At various points during my playing career, I might get a casual question about what my parents did. I’d say my dad was a chartered quantity surveyor and my mum was a housewife. I just never talked about it publicly because I wanted to protect what I had. Some people would probably say it was a classic case of denial but it wasn’t that. I shared my thoughts with my friends in Jersey, friends like Jason and Susie, and now that I have moved away from football, I don’t feel as uncomfortable talking about it with people outside the game.
It’s strange. I have a close relationship with my dad and my sisters. We’re a loving family but we don’t talk about that time much. There are times when I think we ought to talk about it. My younger sister was only seven, just a bit younger than my own daughter is now, when Mum died. She never knew her mum.
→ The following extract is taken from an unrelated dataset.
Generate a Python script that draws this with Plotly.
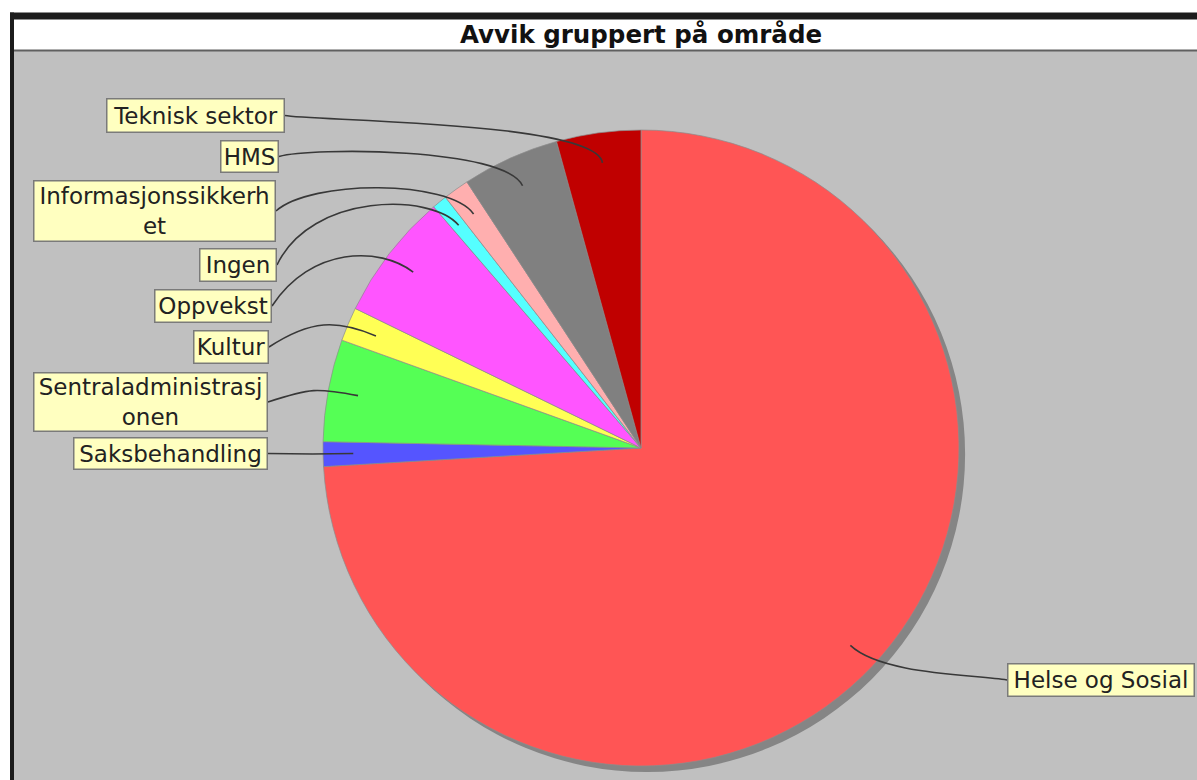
import math
import plotly.graph_objects as go

# ---------------- data ----------------
categories = ["Helse og Sosial", "Saksbehandling", "Sentraladministrasjonen", "Kultur",
              "Oppvekst", "Ingen", "Informasjonssikkerhet", "HMS", "Teknisk sektor"]
values = [74.06, 1.25, 5.19, 1.72, 6.47, 0.76, 1.32, 4.94, 4.28]   # share in %
label_texts = ["Helse og Sosial", "Saksbehandling", "Sentraladministrasj<br>onen", "Kultur",
               "Oppvekst", "Ingen", "Informasjonssikkerh<br>et", "HMS", "Teknisk sektor"]
colors = ["#FF5555", "#5555FF", "#55FF55", "#FFFF55", "#FF55FF",
          "#55FFFF", "#FFAFAF", "#808080", "#C00000"]
title_text = "Avvik gruppert på område"

# ---------------- layout geometry (pixels) ----------------
W, H = 1197, 780
cx, cy, R = 641, 448, 318
SH = 6                       # shadow offset
LINK_R = 0.905 * R           # where the link line ends inside the slice
ELBOW_R = 330                # link ellipse radius
# label boxes: (left, right, top, bottom) in pixels, same order as categories
boxes = [(1007, 1195, 663, 697), (73, 268, 437, 470), (33, 268, 372, 432), (193, 269, 330, 364),
         (154, 272, 289, 323), (199, 277, 248, 282), (33, 276, 180, 242), (220, 279, 140, 173),
         (106, 285, 98, 133)]


def fx(x):
    return x / W


def fy(y):
    return 1 - y / H


fig = go.Figure()

# shadow
fig.add_trace(go.Pie(
    values=[1], labels=["shadow"], marker=dict(colors=["#858585"]),
    domain=dict(x=[fx(cx - R + SH), fx(cx + R + SH)], y=[fy(cy + R + SH), fy(cy - R + SH)]),
    textinfo="none", hoverinfo="skip", showlegend=False, sort=False,
))

fig.add_trace(go.Pie(
    labels=categories, values=values, sort=False, direction="clockwise", rotation=0,
    marker=dict(colors=colors, line=dict(color="#8c8c8c", width=0.7)),
    domain=dict(x=[fx(cx - R), fx(cx + R)], y=[fy(cy + R), fy(cy - R)]),
    textinfo="none", hoverinfo="label+percent", showlegend=False,
))

shapes = [
    # plot background
    dict(type="rect", xref="paper", yref="paper", x0=fx(14), x1=1, y0=0, y1=fy(50),
         fillcolor="#C0C0C0", line=dict(width=0), layer="below"),
    # title band
    dict(type="rect", xref="paper", yref="paper", x0=fx(14), x1=1, y0=fy(50), y1=fy(19),
         fillcolor="#FFFFFF", line=dict(width=0), layer="below"),
    # separator
    dict(type="line", xref="paper", yref="paper", x0=fx(14), x1=1, y0=fy(50.5), y1=fy(50.5),
         line=dict(color="#606060", width=2), layer="below"),
    # black frame top and left
    dict(type="rect", xref="paper", yref="paper", x0=fx(10), x1=1, y0=fy(19.5), y1=fy(12.5),
         fillcolor="#1c1c1c", line=dict(width=0), layer="below"),
    dict(type="rect", xref="paper", yref="paper", x0=fx(10), x1=fx(14), y0=0, y1=fy(12.5),
         fillcolor="#1c1c1c", line=dict(width=0), layer="below"),
]

annotations = []
total = sum(values)
start = 0.0
for i, v in enumerate(values):
    ang = v / total * 360.0
    mid = math.radians(start + ang / 2)
    start += ang
    lx, ly = cx + LINK_R * math.sin(mid), cy - LINK_R * math.cos(mid)
    ex, ey = cx + ELBOW_R * math.sin(mid), cy - ELBOW_R * math.cos(mid)
    left, right, top, bottom = boxes[i]
    ty = (top + bottom) / 2
    if left > cx:            # right-hand label
        tx = left
        ax = cx + ELBOW_R
    else:
        tx = right
        ax = cx - ELBOW_R
    path = (f"M {fx(tx)},{fy(ty)} C {fx(ax)},{fy(ey)} {fx(ex)},{fy(ey)} {fx(lx)},{fy(ly)}")
    shapes.append(dict(type="path", xref="paper", yref="paper", path=path,
                       line=dict(color="#383838", width=1.6)))
    annotations.append(dict(
        text=label_texts[i], xref="paper", yref="paper",
        x=fx((left + right) / 2), y=fy(ty), xanchor="center", yanchor="middle",
        showarrow=False, align="center",
        width=right - left - 3, height=bottom - top - 3,
        bgcolor="#FFFFC0", bordercolor="#7a7a7a", borderwidth=1.5, borderpad=0,
        font=dict(family="DejaVu Sans", size=23, color="#222222"),
    ))

annotations.append(dict(
    text=title_text, xref="paper", yref="paper", x=fx(641), y=fy(34.5),
    xanchor="center", yanchor="middle", showarrow=False,
    font=dict(family="DejaVu Sans", size=24.5, color="#111111", weight="bold"),
))

fig.update_layout(
    width=W, height=H, margin=dict(l=0, r=0, t=0, b=0),
    paper_bgcolor="#FFFFFF", plot_bgcolor="#FFFFFF",
    shapes=shapes, annotations=annotations, showlegend=False,
)

fig.write_html("out.html", config={"displayModeBar": False},
               post_script="document.body.style.margin='0';document.body.style.overflow='hidden';")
She deserves to know more.
When I became a footballer, it was my decision not to say anything about my mum so it’s always been my responsibility to deal with people that don’t know about her death and therefore say something inappropriate. But with any problem I’ve ever had, the easiest thing for me to do would have been to blame it on the fact that my mum died when I was a kid. I have never used her death as an excuse. That’s one thing I find hard to accept about some people: there is a type of person that uses things that have happened to them as an excuse to fail. Some circumstances cause people to implode. Equally, you can try and be determined to cope with adversity and get over it. I went through a stage of just feeling utterly lost. I questioned everything. I questioned the fundamentals of my life and there probably was a time when I could have made some bad decisions that derailed me.
However, I avoided that. It is a huge credit to my dad and my two sisters, and to my school and friends, that things happened that way. Football was always a huge release for me, too. It was just there. That was my time – I was never distracted. It allowed me to block out all the stuff about my mum. It helped me focus. I was desperate to win anyway but this made me even more absorbed in my football. And my mum’s death had another effect: I’ve been through bad times in my career and I’ve been able to cope because none of it was as traumatic as my mum dying.
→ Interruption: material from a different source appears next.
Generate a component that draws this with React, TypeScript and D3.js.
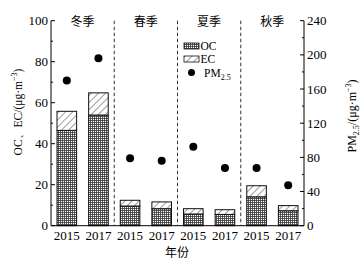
import React from "react";
import * as d3 from "d3";

const seasons = ["冬季", "春季", "夏季", "秋季"];
const years = ["2015", "2017"];
const ocValues = [46.5, 54, 9.6, 8.3, 5.7, 5.5, 14.1, 7.3];
const ecValues = [9.3, 10.8, 2.8, 3.3, 2.6, 2.3, 5.4, 2.5];
const pmValues = [170, 196, 79, 76, 92.5, 67.5, 67.5, 47.5];
const leftTicks = [0, 20, 40, 60, 80, 100];
const rightTicks = [0, 40, 80, 120, 160, 200, 240];

const W = 361, H = 267;
const M = { left: 51, right: 304, top: 20.7, bottom: 225.7 };
const SERIF = "'Liberation Serif', 'Times New Roman', serif";
const CJK = "'Noto Sans CJK SC', sans-serif";

export default function App() {
  const slots = d3.range(ocValues.length).map(String);
  const x = d3.scaleBand<string>().domain(slots).range([M.left, M.right]).paddingInner(0.38).paddingOuter(0.19);
  const xg = d3.scaleBand<string>().domain(seasons).range([M.left, M.right]);
  const yL = d3.scaleLinear().domain([0, 100]).range([M.bottom, M.top]);
  const yR = d3.scaleLinear().domain([0, 240]).range([M.bottom, M.top]);
  const minorL = d3.range(10, 100, 20);
  const minorR = d3.range(20, 240, 40);

  return (
    <svg width={W} height={H} style={{ position: "absolute", left: 0, top: 0, background: "#fff" }}>
      <defs>
        <pattern id="ocp" patternUnits="userSpaceOnUse" width="2" height="2">
          <rect width="2" height="2" fill="#fff" />
          <path d="M0,0.5H2M0.5,0V2" stroke="#333" strokeWidth="0.8" />
        </pattern>
        <pattern id="ecp" patternUnits="userSpaceOnUse" width="5" height="5" patternTransform="rotate(45)">
          <rect width="5" height="5" fill="#fff" />
          <line x1="0" y1="0" x2="0" y2="5" stroke="#222" strokeWidth="0.9" />
        </pattern>
      </defs>

      {/* separators */}
      {seasons.slice(1).map((s) => (
        <line key={s} x1={xg(s)!} x2={xg(s)!} y1={M.top} y2={M.bottom} stroke="#333" strokeWidth={1} strokeDasharray="3.5,2.5" />
      ))}

      {/* bars */}
      {slots.map((k, i) => {
        const x0 = x(k)!;
        const bw = x.bandwidth();
        const oc = ocValues[i], ec = ecValues[i];
        return (
          <g key={k}>
            <rect x={x0} y={yL(oc)} width={bw} height={yL(0) - yL(oc)} fill="url(#ocp)" stroke="#111" strokeWidth={1} />
            <rect x={x0} y={yL(oc + ec)} width={bw} height={yL(oc) - yL(oc + ec)} fill="url(#ecp)" stroke="#111" strokeWidth={1} />
          </g>
        );
      })}

      {/* PM dots */}
      {slots.map((k, i) => (
        <circle key={k} cx={x(k)! + x.bandwidth() / 2} cy={yR(pmValues[i])} r={4} fill="#000" />
      ))}

      {/* axes */}
      <line x1={M.left} x2={M.left} y1={M.top} y2={M.bottom} stroke="#000" />
      <line x1={M.right} x2={M.right} y1={M.top} y2={M.bottom} stroke="#000" />
      <line x1={M.left} x2={M.right} y1={M.bottom} y2={M.bottom} stroke="#000" />

      {leftTicks.map((t) => (
        <g key={t}>
          <line x1={M.left} x2={M.left + 4} y1={yL(t)} y2={yL(t)} stroke="#000" />
          <text x={M.left - 3} y={yL(t)} dy="0.35em" textAnchor="end" fontFamily={SERIF} fontSize={13}>{t}</text>
        </g>
      ))}
      {minorL.map((t) => (
        <line key={t} x1={M.left} x2={M.left + 2} y1={yL(t)} y2={yL(t)} stroke="#000" />
      ))}
      {rightTicks.map((t) => (
        <g key={t}>
          <line x1={M.right - 4} x2={M.right} y1={yR(t)} y2={yR(t)} stroke="#000" />
          <text x={M.right + 3} y={yR(t)} dy="0.35em" textAnchor="start" fontFamily={SERIF} fontSize={13}>{t}</text>
        </g>
      ))}
      {minorR.map((t) => (
        <line key={t} x1={M.right - 2} x2={M.right} y1={yR(t)} y2={yR(t)} stroke="#000" />
      ))}

      {/* year labels */}
      {slots.map((k, i) => (
        <text key={k} x={x(k)! + x.bandwidth() / 2} y={240} textAnchor="middle" fontFamily={SERIF} fontSize={13}>
          {years[i % 2]}
        </text>
      ))}

      {/* season labels */}
      {seasons.map((s) => (
        <text key={s} x={xg(s)! + xg.bandwidth() / 2} y={26} textAnchor="middle" fontFamily={CJK} fontSize={12}>{s}</text>
      ))}

      <text x={177} y={257} textAnchor="middle" fontFamily={CJK} fontSize={12}>年份</text>

      {/* legend */}
      <rect x={184} y={43} width={15} height={6} fill="url(#ocp)" stroke="#111" strokeWidth={0.8} />
      <text x={200.5} y={49.5} fontFamily={SERIF} fontSize={11.5}>OC</text>
      <rect x={184} y={56} width={15} height={6} fill="url(#ecp)" stroke="#111" strokeWidth={0.8} />
      <text x={200.5} y={62.5} fontFamily={SERIF} fontSize={11.5}>EC</text>
      <circle cx={191.5} cy={72.5} r={3.5} fill="#000" />
      <text x={204} y={77} fontFamily={SERIF} fontSize={11.5}>
        PM<tspan fontSize={8} dy={3}>2.5</tspan>
      </text>

      {/* left axis title */}
      <text transform="translate(22,112) rotate(-90)" textAnchor="middle" fontFamily={SERIF} fontSize={11.5}>
        OC、EC/(μg·m<tspan fontSize={8} dy={-5}>−3</tspan><tspan dy={5}>)</tspan>
      </text>
      {/* right axis title */}
      <text transform="translate(356,116) rotate(-90)" textAnchor="middle" fontFamily={SERIF} fontSize={12}>
        PM<tspan fontSize={8} dy={3}>2.5</tspan><tspan dy={-3}>/(μg·m</tspan><tspan fontSize={8} dy={-5}>−3</tspan><tspan dy={5}>)</tspan>
      </text>
    </svg>
  );
}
I also owe a huge debt of gratitude to the woman who became my dad’s partner in the years after Mum died. Her name was Alice and she became a mother figure to me and my sisters. There was no sense of resentment towards her because she had taken our mum’s place or anything like that. I only feel a deep and lasting appreciation towards her. In many ways, she kept our family together. She and my dad never lived together but we always went round to her house for Sunday lunch and she became a steadying, stabilising influence in all our lives. She was a lovely, loving, caring, gentle and kind lady.